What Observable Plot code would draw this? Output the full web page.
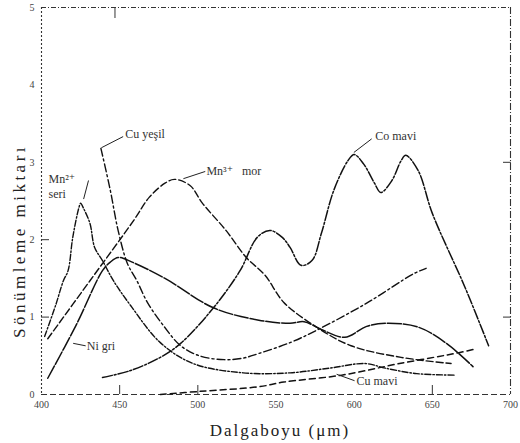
<!DOCTYPE html>
<html>
<head>
<meta charset="utf-8">
<script src="https://cdn.jsdelivr.net/npm/d3@7"></script>
<script src="https://cdn.jsdelivr.net/npm/@observablehq/plot@0.6"></script>
<style>
  html, body { margin: 0; padding: 0; background: #fff; }
  #chart { width: 520px; height: 443px; }
</style>
</head>
<body>
<div id="chart"></div>
<script>
// ---- data (wavelength nm, absorption) ----
const mn2Wl  = [402, 409, 414, 417, 420, 424, 425, 427, 431, 434, 439, 446, 457, 476, 497, 529, 559, 584, 607, 620, 640, 665];
const mn2Val = [0.75, 1.15, 1.47, 1.60, 2.03, 2.42, 2.47, 2.40, 2.21, 1.90, 1.73, 1.47, 1.15, 0.67, 0.40, 0.28, 0.28, 0.34, 0.40, 0.34, 0.27, 0.25];

const cuGWl  = [438, 444, 449, 455, 461, 468, 478, 489, 501, 517, 529, 539, 559, 576, 608, 638, 646];
const cuGVal = [3.18, 2.64, 2.12, 1.69, 1.47, 1.18, 0.89, 0.63, 0.50, 0.45, 0.47, 0.53, 0.67, 0.83, 1.18, 1.56, 1.63];

const mn3Wl  = [404, 431, 459, 469, 479, 485, 495, 503, 518, 531, 543, 555, 576, 598, 630, 662];
const mn3Val = [0.72, 1.47, 2.25, 2.55, 2.73, 2.78, 2.70, 2.47, 2.12, 1.77, 1.54, 1.19, 0.87, 0.63, 0.48, 0.40];

const niWl   = [404, 422, 439, 444, 449, 458, 479, 510, 539, 559, 568, 579, 594, 608, 620, 641, 659, 676];
const niVal  = [0.21, 0.89, 1.60, 1.71, 1.77, 1.71, 1.50, 1.12, 0.96, 0.92, 0.94, 0.84, 0.74, 0.88, 0.92, 0.87, 0.66, 0.36];

const coWl   = [439, 457, 476, 489, 510, 527, 538, 546, 554, 559, 566, 573, 579, 587, 596, 600, 606, 613, 617, 624, 630, 633, 641, 650, 671, 686];
const coVal  = [0.22, 0.31, 0.48, 0.66, 1.12, 1.60, 2.03, 2.12, 2.03, 1.90, 1.67, 1.73, 2.08, 2.64, 3.02, 3.10, 2.98, 2.73, 2.61, 2.76, 3.02, 3.09, 2.89, 2.34, 1.38, 0.63];

const cuBWl  = [476, 501, 539, 555, 592, 629, 667, 678];
const cuBVal = [0.00, 0.04, 0.10, 0.16, 0.25, 0.40, 0.54, 0.59];

const xTicks = [400, 450, 500, 550, 600, 650, 700];
const yTicks = [0, 1, 2, 3, 4, 5];

// annotation labels (text, anchor position) and arrows
const labelText = ["Mn²⁺", "seri", "Cu yeşil", "Mn³⁺   mor", "Co mavi", "Ni gri", "Cu mavi"];
const labelX    = [404.5, 404.5, 453.5, 505.5, 613.5, 429, 601.5];
const labelY    = [2.78, 2.59, 3.36, 2.89, 3.34, 0.63, 0.17];
const arrX1 = [430, 452, 504.5, 611, 428, 600];
const arrY1 = [2.76, 3.33, 2.88, 3.30, 0.63, 0.18];
const arrX2 = [427, 438.5, 491, 600, 420.5, 589];
const arrY2 = [2.53, 3.19, 2.79, 3.13, 0.66, 0.26];
const arrBend = [-40, 0, 0, 0, 0, 0];

const xTitle = "Dalgaboyu (μm)";
const yTitle = "Sönümleme miktarı";

// ---- build tables ----
const series = [
  {wl: mn2Wl, val: mn2Val, dash: "6,2,1.5,2", w: 1.4},
  {wl: cuGWl, val: cuGVal, dash: "8,3,2,3", w: 1.4},
  {wl: mn3Wl, val: mn3Val, dash: "7,3", w: 1.4},
  {wl: niWl,  val: niVal,  dash: "14,2", w: 1.5},
  {wl: coWl,  val: coVal,  dash: "10,2,2,2", w: 1.5},
  {wl: cuBWl, val: cuBVal, dash: "6,4", w: 1.5}
];
const lineMarks = series.map(s =>
  Plot.line(s.wl.map((w, i) => ({w, v: s.val[i]})), {
    x: "w", y: "v", curve: "catmull-rom",
    stroke: "#111", strokeWidth: s.w, strokeDasharray: s.dash
  })
);
const labels = labelText.map((t, i) => ({t, x: labelX[i], y: labelY[i]}));
const arrows = arrX1.map((x1, i) => ({x1, y1: arrY1[i], x2: arrX2[i], y2: arrY2[i], b: arrBend[i]}));

const font = "'Liberation Serif', 'DejaVu Serif', serif";

const chart = Plot.plot({
  width: 520,
  height: 443,
  marginLeft: 41,
  marginRight: 10,
  marginTop: 7,
  marginBottom: 49,
  style: {fontFamily: font, background: "#fff", color: "#222"},
  x: {domain: [400, 700]},
  y: {domain: [0, 5]},
  marks: [
    // frame edges in scanned dashed style
    Plot.ruleY([5], {stroke: "#333", strokeDasharray: "5,2,1,2", strokeWidth: 1.1}),
    Plot.ruleY([0], {stroke: "#333", strokeDasharray: "6,3", strokeWidth: 1.1}),
    Plot.ruleX([400], {stroke: "#333", strokeDasharray: "2,2", strokeWidth: 1.1}),
    Plot.ruleX([700], {stroke: "#333", strokeDasharray: "7,2,1,2", strokeWidth: 1.1}),
    // tick labels
    Plot.axisX({ticks: xTicks, tickSize: 0, tickPadding: 6, fontSize: 10, fill: "#444", label: null, tickFormat: "d"}),
    Plot.axisY({ticks: yTicks, tickSize: 0, tickPadding: 7, fontSize: 10, fill: "#444", label: null, tickFormat: "d"}),
    // inward tick marks
    Plot.axisY({anchor: "left", ticks: [1, 2], tickSize: -8, text: null, label: null, stroke: "#333"}),
    Plot.axisY({anchor: "right", ticks: [1, 3], tickSize: -8, text: null, label: null, stroke: "#333"}),
    Plot.axisX({anchor: "bottom", ticks: [450, 500, 650], tickSize: -9, text: null, label: null, stroke: "#333"}),
    Plot.axisX({anchor: "top", ticks: [447], tickSize: -10, text: null, label: null, stroke: "#333"}),
    // axis titles
    Plot.text([xTitle], {frameAnchor: "bottom", textAnchor: "middle", lineAnchor: "middle", dy: 36, dx: 4, fontSize: 17, fill: "#222"}),
    Plot.text([yTitle], {frameAnchor: "left", textAnchor: "middle", lineAnchor: "middle", rotate: -90, dx: -22, dy: 40, fontSize: 17, fill: "#222"}),
    // curves
    ...lineMarks,
    // annotations
    Plot.arrow(arrows, {x1: "x1", y1: "y1", x2: "x2", y2: "y2", bend: "b", stroke: "#222", strokeWidth: 1, headLength: 5}),
    Plot.text(labels, {x: "x", y: "y", text: "t", textAnchor: "start", fontSize: 12, fill: "#333"})
  ]
});
// widen spacing of the scanned-looking axis titles
d3.select(chart).selectAll("text").each(function () {
  const t = this.textContent;
  if (t === xTitle) this.setAttribute("letter-spacing", "2");
  if (t === yTitle) this.setAttribute("letter-spacing", "3.5");
});
document.getElementById("chart").appendChild(chart);
</script>
</body>
</html>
::::::::::
EXERCISE »
Repeat the lines of the listing above verbatim, beginning at its first line and ending at the line containing "const cuBVal = [0.00, 0.04, 0.10, 0.16, 0.25, 0.40, 0.54, 0.59];", which is included. Omit pictures.

FINAL RESULT »
What Observable Plot code would draw this? Output the full web page.
<!DOCTYPE html>
<html>
<head>
<meta charset="utf-8">
<script src="https://cdn.jsdelivr.net/npm/d3@7"></script>
<script src="https://cdn.jsdelivr.net/npm/@observablehq/plot@0.6"></script>
<style>
  html, body { margin: 0; padding: 0; background: #fff; }
  #chart { width: 520px; height: 443px; }
</style>
</head>
<body>
<div id="chart"></div>
<script>
// ---- data (wavelength nm, absorption) ----
const mn2Wl  = [402, 409, 414, 417, 420, 424, 425, 427, 431, 434, 439, 446, 457, 476, 497, 529, 559, 584, 607, 620, 640, 665];
const mn2Val = [0.75, 1.15, 1.47, 1.60, 2.03, 2.42, 2.47, 2.40, 2.21, 1.90, 1.73, 1.47, 1.15, 0.67, 0.40, 0.28, 0.28, 0.34, 0.40, 0.34, 0.27, 0.25];

const cuGWl  = [438, 444, 449, 455, 461, 468, 478, 489, 501, 517, 529, 539, 559, 576, 608, 638, 646];
const cuGVal = [3.18, 2.64, 2.12, 1.69, 1.47, 1.18, 0.89, 0.63, 0.50, 0.45, 0.47, 0.53, 0.67, 0.83, 1.18, 1.56, 1.63];

const mn3Wl  = [404, 431, 459, 469, 479, 485, 495, 503, 518, 531, 543, 555, 576, 598, 630, 662];
const mn3Val = [0.72, 1.47, 2.25, 2.55, 2.73, 2.78, 2.70, 2.47, 2.12, 1.77, 1.54, 1.19, 0.87, 0.63, 0.48, 0.40];

const niWl   = [404, 422, 439, 444, 449, 458, 479, 510, 539, 559, 568, 579, 594, 608, 620, 641, 659, 676];
const niVal  = [0.21, 0.89, 1.60, 1.71, 1.77, 1.71, 1.50, 1.12, 0.96, 0.92, 0.94, 0.84, 0.74, 0.88, 0.92, 0.87, 0.66, 0.36];

const coWl   = [439, 457, 476, 489, 510, 527, 538, 546, 554, 559, 566, 573, 579, 587, 596, 600, 606, 613, 617, 624, 630, 633, 641, 650, 671, 686];
const coVal  = [0.22, 0.31, 0.48, 0.66, 1.12, 1.60, 2.03, 2.12, 2.03, 1.90, 1.67, 1.73, 2.08, 2.64, 3.02, 3.10, 2.98, 2.73, 2.61, 2.76, 3.02, 3.09, 2.89, 2.34, 1.38, 0.63];

const cuBWl  = [476, 501, 539, 555, 592, 629, 667, 678];
const cuBVal = [0.00, 0.04, 0.10, 0.16, 0.25, 0.40, 0.54, 0.59];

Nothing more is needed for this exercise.